Charts and diagrams as code:
# # # # #

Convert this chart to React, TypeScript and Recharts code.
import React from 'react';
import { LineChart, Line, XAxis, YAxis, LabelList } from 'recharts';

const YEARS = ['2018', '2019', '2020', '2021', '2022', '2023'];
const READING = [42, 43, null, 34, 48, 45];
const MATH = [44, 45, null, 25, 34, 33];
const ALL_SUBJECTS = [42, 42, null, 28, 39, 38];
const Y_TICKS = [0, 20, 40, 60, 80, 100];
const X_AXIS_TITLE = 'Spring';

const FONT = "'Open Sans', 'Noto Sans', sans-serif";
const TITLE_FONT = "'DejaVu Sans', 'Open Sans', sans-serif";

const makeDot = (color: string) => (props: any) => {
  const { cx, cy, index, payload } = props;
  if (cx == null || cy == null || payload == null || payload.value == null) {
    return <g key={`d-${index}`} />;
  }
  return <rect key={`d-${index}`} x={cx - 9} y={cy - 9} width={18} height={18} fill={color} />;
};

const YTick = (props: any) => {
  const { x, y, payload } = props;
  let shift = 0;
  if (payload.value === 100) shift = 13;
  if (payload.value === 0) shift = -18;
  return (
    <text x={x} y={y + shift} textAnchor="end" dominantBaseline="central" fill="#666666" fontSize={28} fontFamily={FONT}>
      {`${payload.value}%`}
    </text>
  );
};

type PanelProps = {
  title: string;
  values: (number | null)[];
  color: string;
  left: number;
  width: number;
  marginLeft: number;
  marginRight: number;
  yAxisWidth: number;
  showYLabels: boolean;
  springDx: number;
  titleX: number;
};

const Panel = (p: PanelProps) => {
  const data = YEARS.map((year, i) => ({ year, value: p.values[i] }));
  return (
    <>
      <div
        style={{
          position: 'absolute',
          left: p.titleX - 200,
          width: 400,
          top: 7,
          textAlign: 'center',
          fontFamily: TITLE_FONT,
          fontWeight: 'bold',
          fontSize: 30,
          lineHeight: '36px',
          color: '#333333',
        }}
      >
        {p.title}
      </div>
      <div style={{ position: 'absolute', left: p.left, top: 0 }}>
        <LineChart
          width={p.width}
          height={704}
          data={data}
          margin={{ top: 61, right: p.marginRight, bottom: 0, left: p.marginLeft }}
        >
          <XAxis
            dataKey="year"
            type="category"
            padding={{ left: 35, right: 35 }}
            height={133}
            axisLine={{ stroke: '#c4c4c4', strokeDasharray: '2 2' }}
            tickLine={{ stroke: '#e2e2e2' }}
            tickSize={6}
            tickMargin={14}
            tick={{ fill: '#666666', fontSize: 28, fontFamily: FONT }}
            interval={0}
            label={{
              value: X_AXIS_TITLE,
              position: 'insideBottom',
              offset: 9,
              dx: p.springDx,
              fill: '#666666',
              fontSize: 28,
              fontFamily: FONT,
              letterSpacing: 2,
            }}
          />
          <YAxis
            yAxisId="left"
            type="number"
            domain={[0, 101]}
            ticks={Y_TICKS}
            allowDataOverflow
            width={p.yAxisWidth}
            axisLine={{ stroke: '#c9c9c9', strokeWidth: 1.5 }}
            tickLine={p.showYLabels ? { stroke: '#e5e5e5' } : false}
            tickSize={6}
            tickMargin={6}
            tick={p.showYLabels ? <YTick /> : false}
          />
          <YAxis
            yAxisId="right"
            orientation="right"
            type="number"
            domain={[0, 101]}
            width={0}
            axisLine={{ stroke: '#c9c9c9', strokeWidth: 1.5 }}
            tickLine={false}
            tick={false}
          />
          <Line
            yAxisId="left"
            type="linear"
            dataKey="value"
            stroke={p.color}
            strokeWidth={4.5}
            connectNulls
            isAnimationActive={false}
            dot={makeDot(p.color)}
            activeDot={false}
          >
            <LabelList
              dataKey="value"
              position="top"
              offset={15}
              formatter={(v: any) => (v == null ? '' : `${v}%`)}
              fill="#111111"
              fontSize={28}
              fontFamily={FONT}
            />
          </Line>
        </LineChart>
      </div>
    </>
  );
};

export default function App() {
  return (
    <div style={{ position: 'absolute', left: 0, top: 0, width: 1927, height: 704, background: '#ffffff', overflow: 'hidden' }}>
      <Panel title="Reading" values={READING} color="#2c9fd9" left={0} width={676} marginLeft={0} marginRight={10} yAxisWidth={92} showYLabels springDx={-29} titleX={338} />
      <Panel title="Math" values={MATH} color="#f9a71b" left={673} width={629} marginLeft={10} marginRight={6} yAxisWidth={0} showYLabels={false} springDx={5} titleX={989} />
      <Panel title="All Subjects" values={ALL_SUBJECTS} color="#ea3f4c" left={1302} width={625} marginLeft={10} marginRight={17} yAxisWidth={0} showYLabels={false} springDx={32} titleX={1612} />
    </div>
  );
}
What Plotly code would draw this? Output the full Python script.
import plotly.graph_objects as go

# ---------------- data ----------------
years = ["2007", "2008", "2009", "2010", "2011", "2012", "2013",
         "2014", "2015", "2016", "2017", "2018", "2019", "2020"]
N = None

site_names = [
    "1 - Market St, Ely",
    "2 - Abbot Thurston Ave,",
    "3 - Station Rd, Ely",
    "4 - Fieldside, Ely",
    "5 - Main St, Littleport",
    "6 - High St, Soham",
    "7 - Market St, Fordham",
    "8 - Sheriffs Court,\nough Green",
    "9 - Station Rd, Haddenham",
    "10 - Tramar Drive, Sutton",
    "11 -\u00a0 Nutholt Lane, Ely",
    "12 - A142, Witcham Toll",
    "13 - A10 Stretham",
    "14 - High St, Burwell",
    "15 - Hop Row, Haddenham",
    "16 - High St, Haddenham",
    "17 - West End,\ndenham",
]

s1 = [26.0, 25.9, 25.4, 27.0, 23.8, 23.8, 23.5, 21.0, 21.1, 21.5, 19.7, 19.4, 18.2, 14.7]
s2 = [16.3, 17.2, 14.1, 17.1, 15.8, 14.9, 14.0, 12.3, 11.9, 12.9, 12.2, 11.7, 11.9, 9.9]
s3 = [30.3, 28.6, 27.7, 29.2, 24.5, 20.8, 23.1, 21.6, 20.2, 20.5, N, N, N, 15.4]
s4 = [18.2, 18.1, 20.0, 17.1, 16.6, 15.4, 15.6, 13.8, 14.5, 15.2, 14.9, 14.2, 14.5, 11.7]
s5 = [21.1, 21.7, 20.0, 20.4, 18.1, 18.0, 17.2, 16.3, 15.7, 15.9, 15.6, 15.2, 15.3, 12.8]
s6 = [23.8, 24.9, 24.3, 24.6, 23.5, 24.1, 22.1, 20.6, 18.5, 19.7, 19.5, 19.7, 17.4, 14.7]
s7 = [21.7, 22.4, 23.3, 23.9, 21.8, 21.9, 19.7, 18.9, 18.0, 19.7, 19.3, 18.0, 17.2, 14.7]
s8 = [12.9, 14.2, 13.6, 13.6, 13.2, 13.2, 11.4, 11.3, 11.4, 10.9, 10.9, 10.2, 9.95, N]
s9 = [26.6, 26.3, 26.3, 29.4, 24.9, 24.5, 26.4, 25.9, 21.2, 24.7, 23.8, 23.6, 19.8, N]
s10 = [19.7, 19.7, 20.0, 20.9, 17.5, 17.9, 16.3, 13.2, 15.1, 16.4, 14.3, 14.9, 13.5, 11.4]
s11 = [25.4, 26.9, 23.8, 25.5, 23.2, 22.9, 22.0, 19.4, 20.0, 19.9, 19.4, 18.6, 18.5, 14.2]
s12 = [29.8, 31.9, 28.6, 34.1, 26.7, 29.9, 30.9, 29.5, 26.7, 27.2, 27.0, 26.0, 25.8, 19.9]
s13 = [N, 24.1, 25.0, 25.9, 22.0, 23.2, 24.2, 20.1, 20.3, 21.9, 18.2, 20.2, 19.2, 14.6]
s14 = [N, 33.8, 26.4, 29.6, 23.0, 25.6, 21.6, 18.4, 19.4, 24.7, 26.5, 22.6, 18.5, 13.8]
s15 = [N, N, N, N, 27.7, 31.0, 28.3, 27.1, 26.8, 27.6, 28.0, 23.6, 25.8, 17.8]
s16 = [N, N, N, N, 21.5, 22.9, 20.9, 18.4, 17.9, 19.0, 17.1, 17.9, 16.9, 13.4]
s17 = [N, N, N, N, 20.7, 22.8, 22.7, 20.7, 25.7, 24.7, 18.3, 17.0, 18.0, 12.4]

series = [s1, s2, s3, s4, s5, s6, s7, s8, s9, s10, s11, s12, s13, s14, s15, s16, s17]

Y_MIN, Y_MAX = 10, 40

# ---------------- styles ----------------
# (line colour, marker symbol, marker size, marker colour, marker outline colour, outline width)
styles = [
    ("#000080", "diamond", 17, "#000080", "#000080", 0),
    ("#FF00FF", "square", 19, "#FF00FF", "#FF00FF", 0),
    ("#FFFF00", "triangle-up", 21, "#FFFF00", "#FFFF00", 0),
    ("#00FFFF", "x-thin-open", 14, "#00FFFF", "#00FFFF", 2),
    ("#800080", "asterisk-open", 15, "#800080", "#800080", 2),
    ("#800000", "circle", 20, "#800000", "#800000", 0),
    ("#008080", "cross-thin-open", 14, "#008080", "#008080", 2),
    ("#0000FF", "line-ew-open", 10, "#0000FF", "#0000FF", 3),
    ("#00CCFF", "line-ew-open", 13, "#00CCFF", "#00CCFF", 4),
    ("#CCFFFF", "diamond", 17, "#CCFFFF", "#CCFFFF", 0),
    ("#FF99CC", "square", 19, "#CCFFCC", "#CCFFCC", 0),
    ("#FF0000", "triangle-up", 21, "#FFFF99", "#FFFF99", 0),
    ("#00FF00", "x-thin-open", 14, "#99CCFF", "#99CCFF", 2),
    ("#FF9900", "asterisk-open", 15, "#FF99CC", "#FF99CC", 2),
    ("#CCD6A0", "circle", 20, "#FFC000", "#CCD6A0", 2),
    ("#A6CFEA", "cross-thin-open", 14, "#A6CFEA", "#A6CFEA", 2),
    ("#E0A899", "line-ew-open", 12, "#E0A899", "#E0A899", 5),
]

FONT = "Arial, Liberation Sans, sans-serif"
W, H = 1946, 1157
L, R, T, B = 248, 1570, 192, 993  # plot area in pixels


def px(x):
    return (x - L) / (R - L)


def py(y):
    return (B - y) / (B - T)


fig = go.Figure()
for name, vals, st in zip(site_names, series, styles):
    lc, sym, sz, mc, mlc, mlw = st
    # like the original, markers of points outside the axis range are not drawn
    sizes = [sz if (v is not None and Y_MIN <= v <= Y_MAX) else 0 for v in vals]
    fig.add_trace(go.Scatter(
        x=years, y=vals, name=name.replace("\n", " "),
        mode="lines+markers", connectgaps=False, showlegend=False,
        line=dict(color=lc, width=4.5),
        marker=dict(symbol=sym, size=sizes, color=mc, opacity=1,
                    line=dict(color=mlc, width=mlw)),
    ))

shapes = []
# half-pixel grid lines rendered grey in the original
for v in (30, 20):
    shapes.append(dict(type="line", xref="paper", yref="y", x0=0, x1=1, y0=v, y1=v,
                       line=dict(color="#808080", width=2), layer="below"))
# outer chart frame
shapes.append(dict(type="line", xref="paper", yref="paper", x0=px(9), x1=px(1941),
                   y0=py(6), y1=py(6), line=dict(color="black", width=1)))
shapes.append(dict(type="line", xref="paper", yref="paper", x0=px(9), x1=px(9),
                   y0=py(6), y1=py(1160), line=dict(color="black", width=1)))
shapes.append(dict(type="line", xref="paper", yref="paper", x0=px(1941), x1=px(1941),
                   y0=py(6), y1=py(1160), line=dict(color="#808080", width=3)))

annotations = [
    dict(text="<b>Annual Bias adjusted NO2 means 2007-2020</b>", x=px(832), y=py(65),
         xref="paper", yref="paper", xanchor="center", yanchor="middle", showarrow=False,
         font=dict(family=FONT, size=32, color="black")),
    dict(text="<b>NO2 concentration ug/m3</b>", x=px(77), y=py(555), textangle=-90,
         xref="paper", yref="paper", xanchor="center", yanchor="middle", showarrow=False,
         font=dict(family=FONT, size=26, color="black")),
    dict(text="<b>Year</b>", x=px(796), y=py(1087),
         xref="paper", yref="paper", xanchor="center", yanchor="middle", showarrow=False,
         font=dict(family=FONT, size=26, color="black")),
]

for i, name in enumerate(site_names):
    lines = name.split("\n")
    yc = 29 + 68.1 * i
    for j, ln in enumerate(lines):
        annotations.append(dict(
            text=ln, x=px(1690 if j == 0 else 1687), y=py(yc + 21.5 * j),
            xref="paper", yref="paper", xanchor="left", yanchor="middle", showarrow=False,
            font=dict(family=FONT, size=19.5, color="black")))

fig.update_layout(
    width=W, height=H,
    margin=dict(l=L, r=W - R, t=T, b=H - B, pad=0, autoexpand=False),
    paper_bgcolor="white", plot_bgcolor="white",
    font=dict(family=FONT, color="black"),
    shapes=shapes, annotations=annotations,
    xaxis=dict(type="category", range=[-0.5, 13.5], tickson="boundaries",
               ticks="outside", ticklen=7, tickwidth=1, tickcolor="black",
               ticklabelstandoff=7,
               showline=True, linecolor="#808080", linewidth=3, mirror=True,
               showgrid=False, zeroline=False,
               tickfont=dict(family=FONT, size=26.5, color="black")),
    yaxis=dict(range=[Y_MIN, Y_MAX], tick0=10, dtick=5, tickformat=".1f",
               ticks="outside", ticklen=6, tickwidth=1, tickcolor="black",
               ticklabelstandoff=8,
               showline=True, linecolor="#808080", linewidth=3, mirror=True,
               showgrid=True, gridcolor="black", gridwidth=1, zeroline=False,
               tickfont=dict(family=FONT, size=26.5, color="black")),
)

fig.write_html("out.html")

# # # # #

> _WHAT TO PRODUCE_: Copy out the listing above, line by line and exactly, from its first line to the line holding "XAxis, YAxis, LabelList", inclusive.

> _FINISHED TASK_:
Convert this chart to React, TypeScript and Recharts code.
import React from 'react';
import { LineChart, Line, XAxis, YAxis, LabelList } from 'recharts';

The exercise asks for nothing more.